Malicious attackers can extract PIN codes and text messages from audio recorded by smart speakers from up to 1.6 feet away. That’s according to a new study coauthored by researchers at the University of Cambridge, which showed that it’s possible to capture virtual keyboard taps with microphones located on nearby devices like Alexa- and Google Asisstant-powered speakers.
Amazon Echo, Google Home, and other smart speakers pack microphones that are always on in the sense that they process audio they hear in order to detect wake-up phrases like “OK Google” and “Alexa.” These wake-phrase detectors occasionally send audio data to remote servers; studies have found that up to a minute of audio can be uploaded to servers without any keywords present, either by accident or absent privacy controls. Reporting has revealed that accidental activations have exposed contract workers to private conversations, and according to the researchers, these activations could reveal sensitive information like passwords if a victim happens to be within range of the speaker.
The researchers assume for the purposes of the study that a malicious attacker has access to the microphones on a speaker. (They might make a call to or tamper with the speaker, for instance, or gain access to the speaker’s raw audio logs.) They also assume that the device from which the attacker wishes to extract information is held close to the speaker’s microphones and that the make and model are known to the attacker.
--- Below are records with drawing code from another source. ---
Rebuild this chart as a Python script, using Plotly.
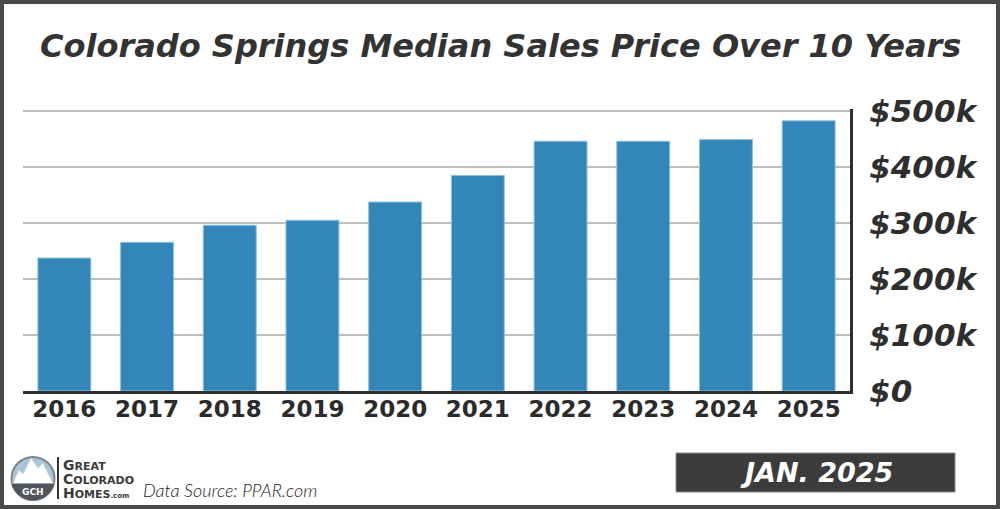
import math
import plotly.graph_objects as go

# ---------------- data ----------------
years = ["2016", "2017", "2018", "2019", "2020", "2021", "2022", "2023", "2024", "2025"]
median_price = [237500, 265500, 296000, 305000, 337500, 385000, 446000, 446000, 449000, 482500]
ytick_vals = [0, 100000, 200000, 300000, 400000, 500000]
ytick_text = ["$0", "$100k", "$200k", "$300k", "$400k", "$500k"]

title_text = "Colorado Springs Median Sales Price Over 10 Years"
source_text = "Data Source: PPAR.com"
date_text = "JAN. 2025"

# ---------------- layout geometry ----------------
W, H = 1000, 509
L, R, T, B = 23, 150, 109, 118
PW, PH = W - L - R, H - T - B
Y_TOP = 500000 * PH / (PH - 2)   # keeps $500k gridline 2px inside the plot area


def xp(px):
    return (px - L) / PW


def yp(py):
    return (H - B - py) / PH


BAR = "#3387b8"
DARK = "#2e2e2e"

fig = go.Figure()
fig.add_trace(go.Bar(
    x=years, y=median_price,
    marker=dict(color=BAR, line=dict(color="#8fc0dc", width=1)),
    width=0.64, hoverinfo="x+y",
))

shapes = []
annotations = []

# outer frame
shapes.append(dict(type="rect", xref="paper", yref="paper", layer="above",
                   x0=xp(2), x1=xp(998), y0=yp(507), y1=yp(2),
                   line=dict(color="#4a4a4a", width=4), fillcolor="rgba(0,0,0,0)"))

# title
annotations.append(dict(text=title_text, xref="paper", yref="paper",
                        x=xp(500), y=yp(46), xanchor="center", yanchor="middle",
                        showarrow=False,
                        font=dict(family="DejaVu Sans", size=32, color="#333333",
                                  weight="bold", style="italic")))

# date badge
shapes.append(dict(type="rect", xref="paper", yref="paper", layer="above",
                   x0=xp(676), x1=xp(955), y0=yp(492), y1=yp(453),
                   line=dict(color="#8a8a8a", width=1), fillcolor="#3c3c3c"))
annotations.append(dict(text=date_text, xref="paper", yref="paper",
                        x=xp(816), y=yp(473), xanchor="center", yanchor="middle",
                        showarrow=False,
                        font=dict(family="DejaVu Sans", size=27, color="white",
                                  weight="bold", style="italic")))

# data source
annotations.append(dict(text=source_text, xref="paper", yref="paper",
                        x=xp(141), y=yp(490), xanchor="left", yanchor="middle",
                        showarrow=False,
                        font=dict(family="Lato", size=18, color="#222222",
                                  weight=300, style="italic")))

# ---- logo ----
cx, cy, r = 33, 478.5, 21.5
shapes.append(dict(type="circle", xref="paper", yref="paper", layer="above",
                   x0=xp(cx - r), x1=xp(cx + r), y0=yp(cy + r), y1=yp(cy - r),
                   line=dict(color="#7d858c", width=2), fillcolor="#a9c5da"))
mountain = [(12.5, 484), (19, 470), (23, 474), (31, 458), (38, 468), (43, 463), (53.5, 484)]
path = "M " + " L ".join(f"{xp(a):.5f},{yp(b):.5f}" for a, b in mountain) + " Z"
shapes.append(dict(type="path", xref="paper", yref="paper", layer="above", path=path,
                   fillcolor="white", line=dict(color="#c8d3dc", width=1)))
arc = []
for k in range(0, 31):
    ang = math.radians(15 + 150 * k / 30)
    arc.append((cx + r * math.cos(ang), cy + r * math.sin(ang)))
path2 = "M " + " L ".join(f"{xp(a):.5f},{yp(b):.5f}" for a, b in arc) + " Z"
shapes.append(dict(type="path", xref="paper", yref="paper", layer="above", path=path2,
                   fillcolor="#4f555b", line=dict(color="#4f555b", width=1)))
annotations.append(dict(text="<b>GCH</b>", xref="paper", yref="paper",
                        x=xp(cx), y=yp(492), xanchor="center", yanchor="middle",
                        showarrow=False,
                        font=dict(family="DejaVu Sans", size=9, color="white")))
shapes.append(dict(type="line", xref="paper", yref="paper", layer="above",
                   x0=xp(58), x1=xp(58), y0=yp(499), y1=yp(457),
                   line=dict(color="#333333", width=2)))
for txt, yy in [("G<span style='font-size:11px'>REAT</span>", 465),
                ("C<span style='font-size:11px'>OLORADO</span>", 479),
                ("H<span style='font-size:11px'>OMES</span><span style='font-size:7px'>.com</span>", 493)]:
    annotations.append(dict(text=txt, xref="paper", yref="paper",
                            x=xp(61), y=yp(yy), xanchor="left", yanchor="middle",
                            showarrow=False,
                            font=dict(family="DejaVu Sans", size=14, color="#3a3a3a",
                                      weight="bold")))

fig.update_layout(
    width=W, height=H,
    margin=dict(l=L, r=R, t=T, b=B),
    paper_bgcolor="white", plot_bgcolor="white",
    showlegend=False,
    bargap=0.36,
    shapes=shapes, annotations=annotations,
    xaxis=dict(
        type="category", showgrid=False, showline=True, linecolor=DARK, linewidth=3,
        ticks="", ticklabelstandoff=-5,
        tickfont=dict(family="DejaVu Sans", size=23, color="#2b2b2b", weight="bold"),
        zeroline=False, fixedrange=True,
    ),
    yaxis=dict(
        side="right", range=[0, Y_TOP], tickvals=ytick_vals, ticktext=ytick_text,
        showgrid=True, gridcolor="#bdbdbd", gridwidth=2,
        showline=True, linecolor=DARK, linewidth=3,
        ticks="outside", ticklen=10, tickcolor="rgba(0,0,0,0)",
        tickfont=dict(family="DejaVu Sans", size=31, color="#2e2e2e",
                      weight="bold", style="italic"),
        zeroline=False, fixedrange=True,
    ),
)

fig.write_html("out.html", config={"displayModeBar": False},
               post_script="document.body.style.margin='0';document.body.style.overflow='hidden';")
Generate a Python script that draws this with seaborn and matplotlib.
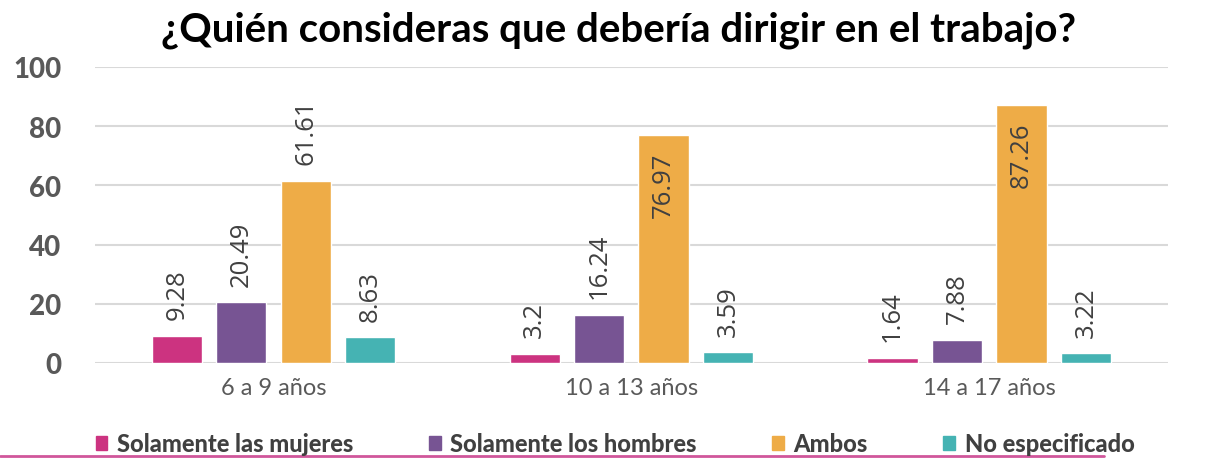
import seaborn as sns
import matplotlib.pyplot as plt
import matplotlib.lines as mlines
import pandas as pd

grupos = ["6 a 9 años", "10 a 13 años", "14 a 17 años"]
respuestas = ["Solamente las mujeres", "Solamente los hombres", "Ambos", "No especificado"]
mujeres = [9.28, 3.2, 1.64]
hombres = [20.49, 16.24, 7.88]
ambos = [61.61, 76.97, 87.26]
no_esp = [8.63, 3.59, 3.22]
colores = ["#CC3380", "#775493", "#EEAC47", "#45B3B3"]

rows = []
for resp, vals in zip(respuestas, [mujeres, hombres, ambos, no_esp]):
    for g, v in zip(grupos, vals):
        rows.append({"grupo": g, "respuesta": resp, "valor": v})
df = pd.DataFrame(rows)

sns.set_style("white")
plt.rcParams["font.family"] = ["Lato", "DejaVu Sans"]

fig = plt.figure(figsize=(12.13, 4.6), dpi=100)
ax = fig.add_axes([0.078, 0.2087, 0.885, 0.6435])

sns.barplot(data=df, x="grupo", y="valor", hue="respuesta", order=grupos,
            hue_order=respuestas, palette=colores, width=0.72, gap=0.22,
            saturation=1, ax=ax, legend=False)

# tall bars get their label inside the top of the bar, the rest above
for cont in ax.containers:
    for bar, v in zip(cont.patches, cont.datavalues):
        x = bar.get_x() + bar.get_width() / 2
        inside = v > 70
        ax.annotate(f"{v:g}", (x, bar.get_height()),
                    xytext=(0, -12 if inside else 12), textcoords="offset points",
                    rotation=90, ha="center", va="top" if inside else "bottom",
                    fontsize=18.5, color="#404040",
                    family=["Open Sans", "DejaVu Sans"])

ax.set_ylim(0, 100)
ax.set_xlim(-0.5, 2.5)
ax.set_yticks([0, 20, 40, 60, 80, 100])
ax.yaxis.grid(True, color="#D9D9D9", linewidth=1.5)
ax.set_axisbelow(True)
for s in ax.spines.values():
    s.set_visible(False)
ax.tick_params(axis="both", length=0)
ax.tick_params(axis="y", labelsize=20, labelcolor="#595959", pad=24)
ax.tick_params(axis="x", labelsize=17, labelcolor="#595959", pad=10)
for t in ax.get_yticklabels():
    t.set_fontweight("black")
ax.set_xlabel("")
ax.set_ylabel("")

fig.suptitle("¿Quién consideras que debería dirigir en el trabajo?",
             x=0.51, y=0.975, fontsize=29, fontweight="bold", color="black")

handles = [plt.Rectangle((0, 0), 1, 1, color=c) for c in colores]
leg = fig.legend(handles, respuestas, loc="center", bbox_to_anchor=(0.507, 0.033),
                 ncol=4, frameon=False, handlelength=0.5,
                 handleheight=0.5, handletextpad=0.4, columnspacing=3.2,
                 prop={"weight": "black", "size": 17})
for t in leg.get_texts():
    t.set_color("#404040")

fig.add_artist(mlines.Line2D([0, 0.91], [0.006, 0.006], color="#D0569B",
                             linewidth=2, transform=fig.transFigure))

fig.savefig("out.png", dpi=100)
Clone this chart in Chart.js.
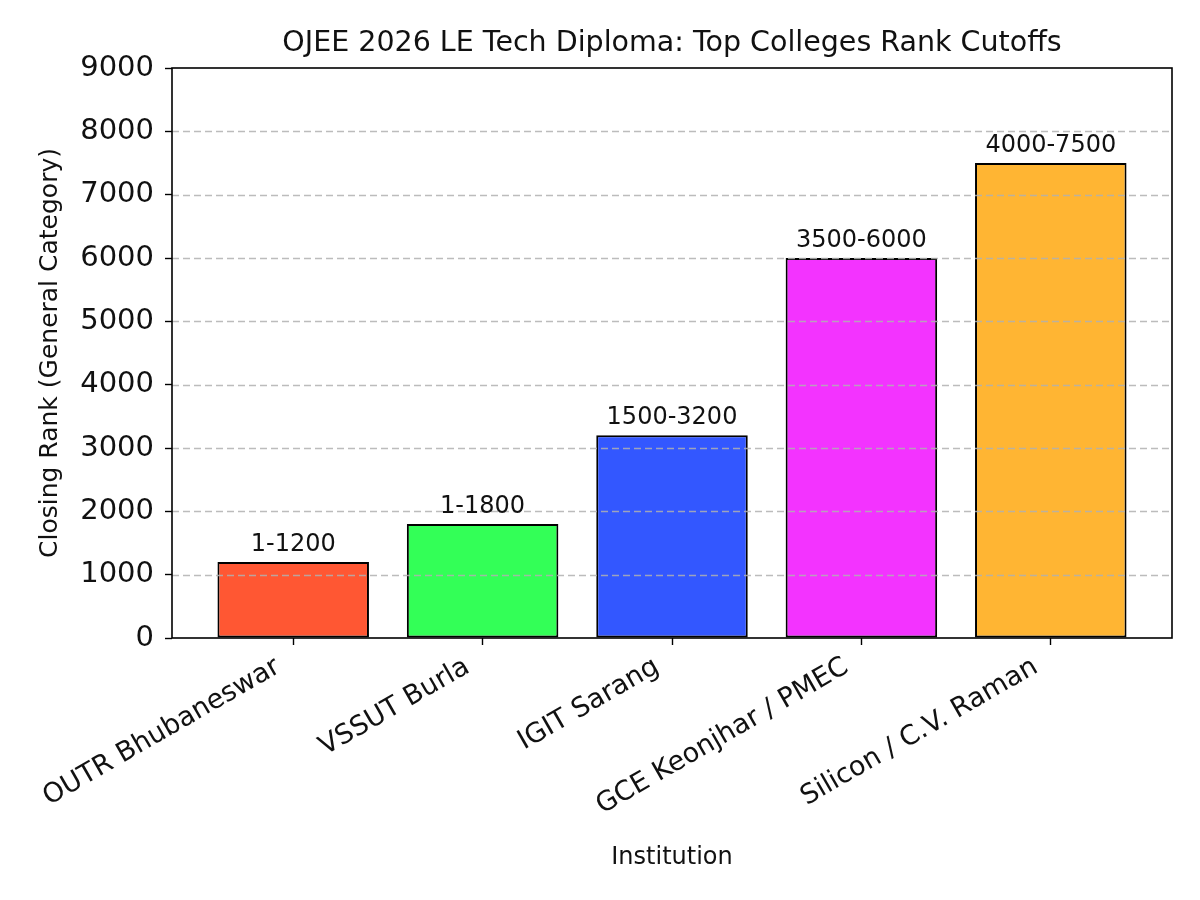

In experiments, the researchers used a ReSpeaker, a 6-microphone accessory for the Raspberry Pi designed to run Alexa on the Pi while providing access to raw audio. As the coauthors note, the setup is similar to the Amazon Echo minus the center microphone, which all of the Echo models lack.
Taps in audio recordings on the “victim” device — in this case an HTC Nexus 9 tablet, a Nokia 5.2 smartphone, and a Huawei Mate20 Pro — can be recognized using microphones by a short 1-2 milliseconds spike with frequencies between 1000-5,500 Hz, followed by a longer burst of frequencies in and around 500 Hz, according to the coauthors. The sound waves propagate both in solid material like smartphone screens and the air, making them easy for a microphone to pick up.
The team trained an AI model to filter taps and distinguish actual taps from false positives in recordings. Then, they created a separate set of classifiers to identify potential digits and letters from the taps detected by the first classifier. Given just 10 guesses, The results suggest that 5-digit PINs can be guessed up to 15% of the time and that text can be inferred with 50% accuracy.
The researchers note that their proposed attack might not be possible on Alexa and Google Assistant devices because neither Amazon nor Google allow third-party skills to access raw audio recordings. Moreover, phone cases or screen protectors could alter the tap acoustics and provide some measure of protection against snooping. But they assert that their work demonstrates how any device with a microphone and audio log access could be exploited to collect sensitive information.
“This shows that remote keyboard-inference attacks are not limited to physical keyboards but extend to virtual keyboards too,” they wrote in a paper describing their work. “As our homes become full of always-on microphones, we need to work through the implications.”